** Problem details **
Collect all lines below with the string "this".

========================================================================

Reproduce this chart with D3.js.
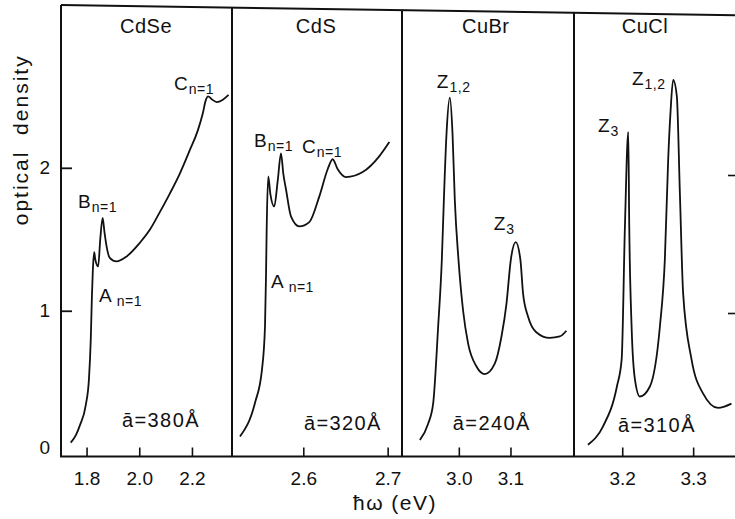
<!DOCTYPE html>
<html>
<head>
<meta charset="utf-8">
<script src="https://cdn.jsdelivr.net/npm/d3@7"></script>
<style>
  body { margin: 0; background: #fff; }
  svg { display: block; }
  text { font-family: "Liberation Sans", Arial, sans-serif; fill: #111; }
</style>
</head>
<body>
<svg id="chart" width="735" height="519"></svg>
<script>
// Panel categories and annotations
const materials = ["CdSe", "CdS", "CuBr", "CuCl"];
const radiusLabels = ["ā=380Å", "ā=320Å", "ā=240Å", "ā=310Å"];
const energyDomains = [[1.703, 2.352], [2.5155, 2.717], [2.890, 3.223], [3.132, 3.359]];
const xTickValues = [[1.8, 2.0, 2.2], [2.6, 2.7], [3.0, 3.1], [3.2, 3.3]];
const yTickValues = [0, 1, 2];
const rightTickValues = [1, 2];

// Absorption spectra: photon energy (eV) and optical density
const cdseEnergy = [1.740, 1.7595, 1.775, 1.797, 1.809, 1.816, 1.820, 1.824, 1.829, 1.833, 1.844, 1.852, 1.861, 1.868, 1.876, 1.888, 1.914, 1.952, 2.002, 2.040, 2.078, 2.116, 2.154, 2.191, 2.222, 2.241, 2.252, 2.261, 2.275, 2.294, 2.316, 2.339];
const cdseOD     = [0.077, 0.13, 0.20, 0.34, 0.52, 0.80, 1.08, 1.29, 1.41, 1.36, 1.31, 1.50, 1.65, 1.55, 1.45, 1.37, 1.345, 1.38, 1.475, 1.566, 1.69, 1.82, 1.96, 2.12, 2.26, 2.38, 2.47, 2.50, 2.48, 2.46, 2.475, 2.51];

const cdsEnergy = [2.525, 2.5428, 2.551, 2.5546, 2.5558, 2.5566, 2.5585, 2.5609, 2.5656, 2.5697, 2.5736, 2.5763, 2.5795, 2.5854, 2.5953, 2.6071, 2.619, 2.6289, 2.6348, 2.6408, 2.6506, 2.6704, 2.690, 2.702];
const cdsOD     = [0.12, 0.357, 0.587, 0.888, 1.24, 1.57, 1.94, 1.82, 1.73, 1.91, 2.10, 1.96, 1.85, 1.66, 1.59, 1.62, 1.80, 1.99, 2.06, 1.99, 1.935, 1.97, 2.08, 2.18];

const cubrEnergy = [2.9246, 2.9406, 2.9503, 2.960, 2.9671, 2.971, 2.9762, 2.9826, 2.9878, 2.9923, 2.9994, 3.0083, 3.018, 3.0342, 3.0503, 3.0696, 3.0826, 3.0923, 3.1006, 3.1103, 3.1193, 3.1244, 3.134, 3.150, 3.176, 3.1954, 3.2083];
const cubrOD     = [0.096, 0.21, 0.35, 0.89, 1.355, 1.77, 2.24, 2.49, 2.24, 1.77, 1.355, 1.0, 0.77, 0.61, 0.557, 0.63, 0.82, 1.05, 1.355, 1.48, 1.355, 1.12, 0.96, 0.85, 0.81, 0.82, 0.86];

const cuclEnergy = [3.1517, 3.1728, 3.1925, 3.1992, 3.2038, 3.2085, 3.2099, 3.2132, 3.2179, 3.2249, 3.239, 3.2531, 3.2601, 3.2648, 3.2682, 3.2718, 3.2770, 3.2813, 3.2859, 3.2977, 3.3141, 3.3352, 3.354];
const cuclOD     = [0.063, 0.19, 0.47, 0.66, 1.59, 2.25, 1.59, 0.89, 0.52, 0.40, 0.47, 0.89, 1.36, 2.06, 2.40, 2.615, 2.50, 1.82, 1.12, 0.66, 0.42, 0.32, 0.35];

const spectra = [
  [cdseEnergy, cdseOD],
  [cdsEnergy, cdsOD],
  [cubrEnergy, cubrOD],
  [cuclEnergy, cuclOD]
];

// Exciton labels: panel, main letter, subscript, anchor (energy, OD)
const excitonPanel = [0, 0, 0, 1, 1, 1, 2, 2, 3, 3];
const excitonMain  = ["C", "B", "A", "B", "C", "A", "Z", "Z", "Z", "Z"];
const excitonSub   = ["n=1", "n=1", "n=1", "n=1", "n=1", "n=1", "1,2", "3", "3", "1,2"];
const excitonE     = [2.1319, 1.7675, 1.8472, 2.5416, 2.5985, 2.5617, 2.9575, 3.0675, 3.1658, 3.2137];
const excitonOD    = [2.543, 1.718, 1.061, 2.143, 2.103, 1.159, 2.557, 1.564, 2.25, 2.578];

// Anchor positions for panel title and radius label (energy, OD)
const titleE  = [2.0256, 2.6151, 3.0521, 3.232];
const titleOD = 2.942;
const radiusE  = [1.9345, 2.6008, 2.9884, 3.194];
const radiusOD = [0.187, 0.166, 0.166, 0.152];

// ---- layout ----
const svg = d3.select("#chart");
const panelEdges = [61, 232, 402, 574, 735];
const yBottom = 456.5;
const y = d3.scaleLinear().domain([0, 3.139]).range([453.7, 5]);
const yRight = d3.scaleLinear().domain([0, 3]).range([451, 37]);
const xScales = energyDomains.map((dom, i) =>
  d3.scaleLinear().domain(dom).range([panelEdges[i], panelEdges[i + 1]]));

const ink = "#111";

// Frame: top edge, left axis, panel dividers, bottom axis
const topLeft = y(3.139), topRight = y(3.068);
const topAt = px => topLeft + (topRight - topLeft) * (px - panelEdges[0]) / (panelEdges[4] - panelEdges[0]);
const frame = svg.append("g").attr("fill", "none").attr("stroke", ink).attr("stroke-width", 2);
frame.append("line").attr("x1", panelEdges[0]).attr("y1", topLeft).attr("x2", panelEdges[4]).attr("y2", topRight);
frame.append("line").attr("x1", panelEdges[0] - 1).attr("y1", yBottom).attr("x2", panelEdges[4]).attr("y2", yBottom);
panelEdges.slice(0, 4).forEach(px => {
  frame.append("line").attr("x1", px).attr("y1", topAt(px)).attr("x2", px).attr("y2", yBottom);
});

// Left y axis (ticks pointing into the plot)
const yAxisG = svg.append("g").attr("transform", `translate(${panelEdges[0]},0)`)
  .call(d3.axisLeft(y).tickValues(yTickValues).tickFormat(d3.format("d")).tickSize(-11).tickPadding(11));
yAxisG.select(".domain").remove();
yAxisG.selectAll(".tick line").attr("stroke", ink).attr("stroke-width", 1.8);
yAxisG.selectAll(".tick text").attr("font-size", 19).attr("font-family", "Liberation Sans, Arial, sans-serif").attr("fill", ink);
yAxisG.selectAll(".tick").filter(d => d === 0).each(function () {
  d3.select(this).select("line").remove();
  d3.select(this).select("text").attr("dy", "-0.02em");
});

// Right-hand ticks
const rAxisG = svg.append("g").attr("transform", `translate(${panelEdges[4]},0)`)
  .call(d3.axisRight(yRight).tickValues(rightTickValues).tickSize(-7).tickFormat(""));
rAxisG.select(".domain").remove();
rAxisG.selectAll(".tick line").attr("stroke", ink).attr("stroke-width", 1.6);

// Bottom axes, one per panel
xScales.forEach((xs, i) => {
  const g = svg.append("g").attr("transform", `translate(0,${yBottom})`)
    .call(d3.axisBottom(xs).tickValues(xTickValues[i]).tickFormat(d3.format(".1f")).tickSize(-9).tickPadding(15));
  g.select(".domain").remove();
  g.selectAll(".tick line").attr("stroke", ink).attr("stroke-width", 1.6);
  g.selectAll(".tick text").attr("font-size", 19).attr("font-family", "Liberation Sans, Arial, sans-serif").attr("fill", ink);
});

// Spectra
spectra.forEach(([es, ods], i) => {
  const xs = xScales[i];
  const line = d3.line().x(d => xs(d[0])).y(d => y(d[1])).curve(d3.curveMonotoneX);
  svg.append("path")
    .datum(es.map((e, k) => [e, ods[k]]))
    .attr("d", line)
    .attr("fill", "none")
    .attr("stroke", ink)
    .attr("stroke-width", 1.8)
    .attr("stroke-linejoin", "round");
});

// Panel titles
materials.forEach((m, i) => {
  svg.append("text")
    .attr("x", xScales[i](titleE[i]))
    .attr("y", y(titleOD))
    .attr("text-anchor", "middle")
    .attr("font-size", 20)
    .attr("letter-spacing", 0.5)
    .text(m);
});

// Mean radius labels
radiusLabels.forEach((t, i) => {
  svg.append("text")
    .attr("x", xScales[i](radiusE[i]))
    .attr("y", y(radiusOD[i]))
    .attr("font-size", 20)
    .attr("letter-spacing", 1.4)
    .text(t);
});

// Exciton labels with subscripts
excitonMain.forEach((m, k) => {
  const xs = xScales[excitonPanel[k]];
  const t = svg.append("text")
    .attr("x", xs(excitonE[k]))
    .attr("y", y(excitonOD[k]))
    .attr("font-size", 19);
  t.append("tspan").text(m);
  t.append("tspan")
    .attr("font-size", 14)
    .attr("dy", 4)
    .attr("dx", m === "A" ? 5 : 1)
    .attr("letter-spacing", 0.5)
    .text(excitonSub[k]);
});

// Axis titles
svg.append("text")
  .attr("x", 395)
  .attr("y", 510)
  .attr("text-anchor", "middle")
  .attr("font-size", 21)
  .attr("letter-spacing", 1.5)
  .text("ħω (eV)");

svg.append("text")
  .attr("transform", `translate(28,${y(2.196)}) rotate(-90)`)
  .attr("text-anchor", "middle")
  .attr("font-size", 21)
  .attr("letter-spacing", 2)
  .attr("xml:space", "preserve")
  .text("optical  density");
</script>
</body>
</html>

========================================================================

** Correct output **
Reproduce this chart with D3.js.
  d3.select(this).select("line").remove();
  d3.select(this).select("text").attr("dy", "-0.02em");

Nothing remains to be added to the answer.